Even before Bayesian filters become widely used, spam response rates are already miniscule. I can't recall the source, but a recent news story about a spammer quoted only one profitable deal: The sale of spam services to others. Every other deal to advertise a product was barely enough to justify even a spammer's time. If they have to water down the sales language just to avoid a bunch of different Bayesian filters, it could be enough to knock a bunch of spammers out of the business.

An equally valid way of looking at it, statistically, is that the responders are the ones who are going to respond to any such offer. I don't mean to be cruel but when we're talking about fractional percentage responses, we're probably talking the mentally enfeebled or others who do not have good judgement. (Esp. for those who respond more then once.)

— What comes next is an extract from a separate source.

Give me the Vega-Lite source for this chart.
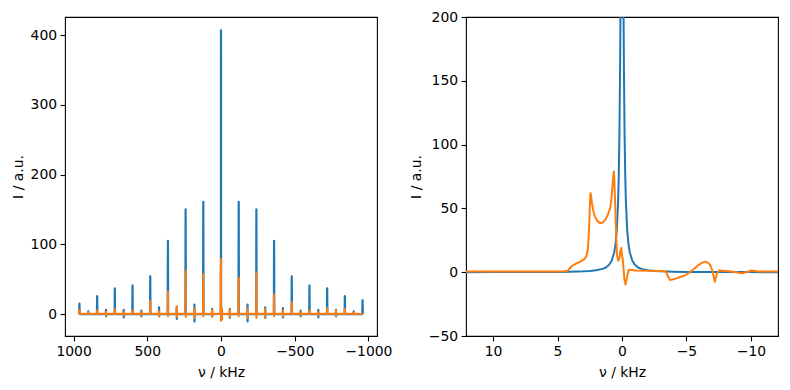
{
"$schema": "https://vega.github.io/schema/vega-lite/v6.json",
"padding": {"left": 10, "top": 9, "right": 10, "bottom": 5},
"bounds": "flush",
"spacing": 89,
"datasets": {
"blue": [
{"nu":962,"I":0},{"nu":960,"I":15},{"nu":958.5,"I":0},
{"nu":901.5,"I":0},{"nu":900,"I":3.8},{"nu":898.5,"I":0},
{"nu":841.5,"I":0},{"nu":840,"I":25.8},{"nu":838.5,"I":0},
{"nu":781.5,"I":0},{"nu":780,"I":6},{"nu":779.7,"I":-3.3},{"nu":778.5,"I":0},
{"nu":721.5,"I":0},{"nu":720,"I":36.7},{"nu":718.5,"I":0},
{"nu":661.5,"I":0},{"nu":660,"I":6},{"nu":659.7,"I":-4.8},{"nu":658.5,"I":0},
{"nu":601.5,"I":0},{"nu":600,"I":41},{"nu":598.5,"I":0},
{"nu":541.5,"I":0},{"nu":540,"I":4.8},{"nu":539.7,"I":-3.3},{"nu":538.5,"I":0},
{"nu":481.5,"I":0},{"nu":480,"I":54},{"nu":478.5,"I":0},
{"nu":421.5,"I":0},{"nu":420,"I":9.5},{"nu":419.7,"I":-3.3},{"nu":418.5,"I":0},
{"nu":361.5,"I":0},{"nu":360,"I":105},{"nu":358.5,"I":0},
{"nu":301.5,"I":0},{"nu":300,"I":10},{"nu":299.7,"I":-7},{"nu":298.5,"I":0},
{"nu":241.5,"I":0},{"nu":240,"I":150},{"nu":238.5,"I":0},
{"nu":181.5,"I":0},{"nu":180,"I":13.4},{"nu":179.7,"I":-10.7},{"nu":178.5,"I":0},
{"nu":121.5,"I":0},{"nu":120,"I":161},{"nu":118.5,"I":0},
{"nu":61.5,"I":0},{"nu":60,"I":7.6},{"nu":59.7,"I":-3.3},{"nu":58.5,"I":0},
{"nu":12,"I":0.04},{"nu":10,"I":0.06},{"nu":8,"I":0.09},{"nu":6,"I":0.16},{"nu":5,"I":0.23},{"nu":4,"I":0.37},{"nu":3,"I":0.65},{"nu":2.5,"I":0.94},{"nu":2,"I":1.46},{"nu":1.5,"I":2.6},{"nu":1.25,"I":3.7},{"nu":1,"I":5.8},{"nu":0.8,"I":9},{"nu":0.6,"I":15.7},{"nu":0.5,"I":22.2},{"nu":0.4,"I":33.6},{"nu":0.3,"I":56.1},{"nu":0.25,"I":76.2},{"nu":0.2,"I":107.7},{"nu":0.15,"I":158.8},{"nu":0.12,"I":203.5},{"nu":0.09,"I":260},{"nu":0.06,"I":325.6},{"nu":0.03,"I":383},{"nu":0,"I":407},
{"nu":-0.03,"I":383},{"nu":-0.06,"I":325.6},{"nu":-0.09,"I":260},{"nu":-0.12,"I":203.5},{"nu":-0.15,"I":158.8},{"nu":-0.2,"I":107.7},{"nu":-0.25,"I":76.2},{"nu":-0.3,"I":56.1},{"nu":-0.4,"I":33.6},{"nu":-0.5,"I":22.2},{"nu":-0.6,"I":15.7},{"nu":-0.8,"I":9},{"nu":-1,"I":5.8},{"nu":-1.25,"I":3.7},{"nu":-1.5,"I":2.6},{"nu":-2,"I":1.46},{"nu":-2.5,"I":0.94},{"nu":-3,"I":0.65},{"nu":-4,"I":0.37},{"nu":-5,"I":0.23},{"nu":-6,"I":0.16},{"nu":-8,"I":0.09},{"nu":-10,"I":0.06},{"nu":-12,"I":0.04},
{"nu":-58.5,"I":0},{"nu":-60,"I":7.6},{"nu":-60.3,"I":-5.7},{"nu":-61.5,"I":0},
{"nu":-118.5,"I":0},{"nu":-120,"I":161},{"nu":-121.5,"I":0},
{"nu":-178.5,"I":0},{"nu":-180,"I":13.4},{"nu":-180.3,"I":-10.7},{"nu":-181.5,"I":0},
{"nu":-238.5,"I":0},{"nu":-240,"I":150},{"nu":-241.5,"I":0},
{"nu":-298.5,"I":0},{"nu":-300,"I":9.5},{"nu":-300.3,"I":-5.7},{"nu":-301.5,"I":0},
{"nu":-358.5,"I":0},{"nu":-360,"I":105},{"nu":-361.5,"I":0},
{"nu":-418.5,"I":0},{"nu":-420,"I":8.6},{"nu":-420.3,"I":-4.8},{"nu":-421.5,"I":0},
{"nu":-478.5,"I":0},{"nu":-480,"I":54},{"nu":-481.5,"I":0},
{"nu":-538.5,"I":0},{"nu":-540,"I":4.8},{"nu":-540.3,"I":-3.3},{"nu":-541.5,"I":0},
{"nu":-598.5,"I":0},{"nu":-600,"I":41},{"nu":-601.5,"I":0},
{"nu":-658.5,"I":0},{"nu":-660,"I":6},{"nu":-660.3,"I":-4.8},{"nu":-661.5,"I":0},
{"nu":-718.5,"I":0},{"nu":-720,"I":36.7},{"nu":-721.5,"I":0},
{"nu":-778.5,"I":0},{"nu":-780,"I":6},{"nu":-780.3,"I":-3.3},{"nu":-781.5,"I":0},
{"nu":-838.5,"I":0},{"nu":-840,"I":25.8},{"nu":-841.5,"I":0},
{"nu":-898.5,"I":0},{"nu":-900,"I":3.8},{"nu":-901.5,"I":0},
{"nu":-958.5,"I":0},{"nu":-960,"I":20},{"nu":-962,"I":0}
],
"orange": [
{"nu":962,"I":0.5},{"nu":960,"I":6},{"nu":958.5,"I":0.5},
{"nu":901.5,"I":0.5},{"nu":900,"I":2},{"nu":898.5,"I":0.5},
{"nu":841.5,"I":0.5},{"nu":840,"I":5},{"nu":838.5,"I":0.5},
{"nu":781.5,"I":0.5},{"nu":780,"I":3},{"nu":779.7,"I":-2},{"nu":778.5,"I":0.5},
{"nu":721.5,"I":0.5},{"nu":720,"I":7},{"nu":718.5,"I":0.5},
{"nu":661.5,"I":0.5},{"nu":660,"I":3},{"nu":659.7,"I":-2},{"nu":658.5,"I":0.5},
{"nu":601.5,"I":0.5},{"nu":600,"I":5},{"nu":598.5,"I":0.5},
{"nu":541.5,"I":0.5},{"nu":540,"I":3},{"nu":539.7,"I":-2},{"nu":538.5,"I":0.5},
{"nu":481.5,"I":0.5},{"nu":480,"I":18.6},{"nu":478.5,"I":0.5},
{"nu":421.5,"I":0.5},{"nu":420,"I":4},{"nu":419.7,"I":-3},{"nu":418.5,"I":0.5},
{"nu":361.5,"I":0.5},{"nu":360,"I":32},{"nu":359.7,"I":-3},{"nu":358.5,"I":0.5},
{"nu":301.5,"I":0.5},{"nu":300,"I":11},{"nu":299.7,"I":-4},{"nu":298.5,"I":0.5},
{"nu":241.5,"I":0.5},{"nu":240,"I":62},{"nu":239.7,"I":-4},{"nu":238.5,"I":0.5},
{"nu":181.5,"I":0.5},{"nu":180,"I":8.6},{"nu":179.7,"I":-5.7},{"nu":178.5,"I":0.5},
{"nu":121.5,"I":0.5},{"nu":120,"I":57},{"nu":119.7,"I":-3},{"nu":118.5,"I":0.5},
{"nu":61.5,"I":0.5},{"nu":60,"I":6},{"nu":59.7,"I":-4},{"nu":58.5,"I":0.5},
{"nu":12.5,"I":0.5},{"nu":10,"I":0.5},{"nu":7,"I":0.5},{"nu":5,"I":0.6},{"nu":4.5,"I":0.8},{"nu":4.2,"I":1.2},{"nu":4.0,"I":3.5},{"nu":3.9,"I":4.8},{"nu":3.6,"I":6.5},{"nu":3.2,"I":8.5},{"nu":2.9,"I":10.5},{"nu":2.75,"I":13},{"nu":2.65,"I":18},{"nu":2.57,"I":30},{"nu":2.5,"I":50},{"nu":2.45,"I":62},{"nu":2.4,"I":60},{"nu":2.33,"I":54},{"nu":2.2,"I":47},{"nu":2.1,"I":43.5},{"nu":1.9,"I":40},{"nu":1.7,"I":38.5},{"nu":1.5,"I":39},{"nu":1.3,"I":41},{"nu":1.1,"I":45},{"nu":0.92,"I":50},{"nu":0.82,"I":57},{"nu":0.73,"I":68.5},{"nu":0.66,"I":77},{"nu":0.62,"I":79},{"nu":0.57,"I":65},{"nu":0.52,"I":50},{"nu":0.45,"I":28},{"nu":0.39,"I":13.8},{"nu":0.3,"I":9},{"nu":0.21,"I":10.5},{"nu":0.12,"I":17},{"nu":0.06,"I":19},{"nu":0,"I":13},{"nu":-0.06,"I":10},{"nu":-0.12,"I":3},{"nu":-0.18,"I":-5},{"nu":-0.27,"I":-9.6},{"nu":-0.35,"I":-6},{"nu":-0.43,"I":-1.8},{"nu":-0.52,"I":1.6},{"nu":-0.58,"I":2},{"nu":-1.06,"I":1.3},{"nu":-2,"I":1.1},{"nu":-3,"I":1.0},{"nu":-3.4,"I":0.8},{"nu":-3.55,"I":-3},{"nu":-3.72,"I":-6.2},{"nu":-4.1,"I":-5.2},{"nu":-4.5,"I":-3.8},{"nu":-4.88,"I":-2.6},{"nu":-5.2,"I":-0.5},{"nu":-5.53,"I":2.1},{"nu":-5.91,"I":5.5},{"nu":-6.2,"I":7.3},{"nu":-6.43,"I":8.3},{"nu":-6.65,"I":7.5},{"nu":-6.82,"I":6},{"nu":-7.02,"I":1.0},{"nu":-7.12,"I":-4},{"nu":-7.2,"I":-7.6},{"nu":-7.33,"I":-1.9},{"nu":-7.52,"I":1.3},{"nu":-7.85,"I":1.2},{"nu":-8.5,"I":0.5},{"nu":-9.27,"I":-0.8},{"nu":-9.7,"I":0.2},{"nu":-10.05,"I":1.3},{"nu":-10.57,"I":0.5},{"nu":-12.5,"I":0.5},
{"nu":-58.5,"I":0.5},{"nu":-60,"I":6},{"nu":-60.3,"I":-4},{"nu":-61.5,"I":0.5},
{"nu":-118.5,"I":0.5},{"nu":-120,"I":52},{"nu":-120.3,"I":-3},{"nu":-121.5,"I":0.5},
{"nu":-178.5,"I":0.5},{"nu":-180,"I":8},{"nu":-180.3,"I":-6},{"nu":-181.5,"I":0.5},
{"nu":-238.5,"I":0.5},{"nu":-240,"I":60},{"nu":-240.3,"I":-5.7},{"nu":-241.5,"I":0.5},
{"nu":-298.5,"I":0.5},{"nu":-300,"I":7},{"nu":-300.3,"I":-5},{"nu":-301.5,"I":0.5},
{"nu":-358.5,"I":0.5},{"nu":-360,"I":28},{"nu":-360.3,"I":-3},{"nu":-361.5,"I":0.5},
{"nu":-418.5,"I":0.5},{"nu":-420,"I":5},{"nu":-420.3,"I":-3},{"nu":-421.5,"I":0.5},
{"nu":-478.5,"I":0.5},{"nu":-480,"I":16.7},{"nu":-481.5,"I":0.5},
{"nu":-538.5,"I":0.5},{"nu":-540,"I":3},{"nu":-540.3,"I":-2},{"nu":-541.5,"I":0.5},
{"nu":-598.5,"I":0.5},{"nu":-600,"I":5},{"nu":-601.5,"I":0.5},
{"nu":-658.5,"I":0.5},{"nu":-660,"I":3},{"nu":-660.3,"I":-2},{"nu":-661.5,"I":0.5},
{"nu":-718.5,"I":0.5},{"nu":-720,"I":8.6},{"nu":-721.5,"I":0.5},
{"nu":-778.5,"I":0.5},{"nu":-780,"I":5},{"nu":-780.3,"I":-2},{"nu":-781.5,"I":0.5},
{"nu":-838.5,"I":0.5},{"nu":-840,"I":7.6},{"nu":-841.5,"I":0.5},
{"nu":-898.5,"I":0.5},{"nu":-900,"I":2},{"nu":-901.5,"I":0.5},
{"nu":-962,"I":0.5}
]
},
"hconcat": [
{
"width": 312, "height": 319,
"encoding": {
"x": {"field": "nu", "type": "quantitative", "scale": {"domain": [-1058, 1058], "reverse": true, "nice": false, "zero": false}, "axis": {"values": [1000, 500, 0, -500, -1000], "format": "d", "title": "ν / kHz", "titlePadding": 7}},
"y": {"field": "I", "type": "quantitative", "scale": {"domain": [-31.5, 426], "nice": false, "zero": false}, "axis": {"values": [0, 100, 200, 300, 400], "title": "I / a.u."}}
},
"layer": [
{"data": {"name": "blue"}, "mark": {"type": "line", "color": "#1f77b4", "strokeWidth": 2.2, "strokeJoin": "round", "clip": true}},
{"data": {"name": "orange"}, "mark": {"type": "line", "color": "#ff7f0e", "strokeWidth": 2.1, "strokeJoin": "round", "clip": true}}
]
},
{
"width": 312, "height": 319,
"encoding": {
"x": {"field": "nu", "type": "quantitative", "scale": {"domain": [-12.1, 12.1], "reverse": true, "nice": false, "zero": false}, "axis": {"values": [10, 5, 0, -5, -10], "format": "d", "title": "ν / kHz", "titlePadding": 7}},
"y": {"field": "I", "type": "quantitative", "scale": {"domain": [-50, 200], "nice": false, "zero": false}, "axis": {"values": [-50, 0, 50, 100, 150, 200], "format": "d", "title": "I / a.u."}}
},
"layer": [
{"data": {"name": "blue"}, "mark": {"type": "line", "color": "#1f77b4", "strokeWidth": 2, "strokeJoin": "round", "clip": true}},
{"data": {"name": "orange"}, "mark": {"type": "line", "color": "#ff7f0e", "strokeWidth": 2, "strokeJoin": "round", "clip": true}}
]
}
],
"config": {
"background": "white",
"view": {"stroke": "black", "strokeWidth": 1.1},
"axis": {"grid": false, "domain": false, "tickColor": "black", "tickSize": 4.9, "tickWidth": 1.1, "labelFont": "DejaVu Sans", "labelFontSize": 13.9, "labelColor": "black", "labelPadding": 3.5, "labelFlush": false, "labelOverlap": false, "titleFont": "DejaVu Sans", "titleFontSize": 13.9, "titleFontWeight": "normal", "titleColor": "black", "titlePadding": 5}
}
}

For instance, my great-aunt, who in her youth was a perfectly normal person, became senile but not-quite legally incompetent in her old age. As a result, she was preyed upon by many, many different organizations for "donations" that no normal person would have given. (She was literally giving to both major political parties because they both promised that the other party would kill Social Security if she didn't.)

If those are the kind of people who are responding to spam, the only way to cut response below the already rock-bottom level is to prevent it from getting into their hands in the first place. No matter how low-key it is, they may still respond.

I'm not pitching this as gospel truth; it's a theory I don't even know I "believe". But it's certainly possible, as is the theory that this could make it unprofitable enough to stop.

But note the "unprofitable enough to stop" theory is also based on second-order effects, which IMHO makes it a more reasonable theory then the filters working all by themselves.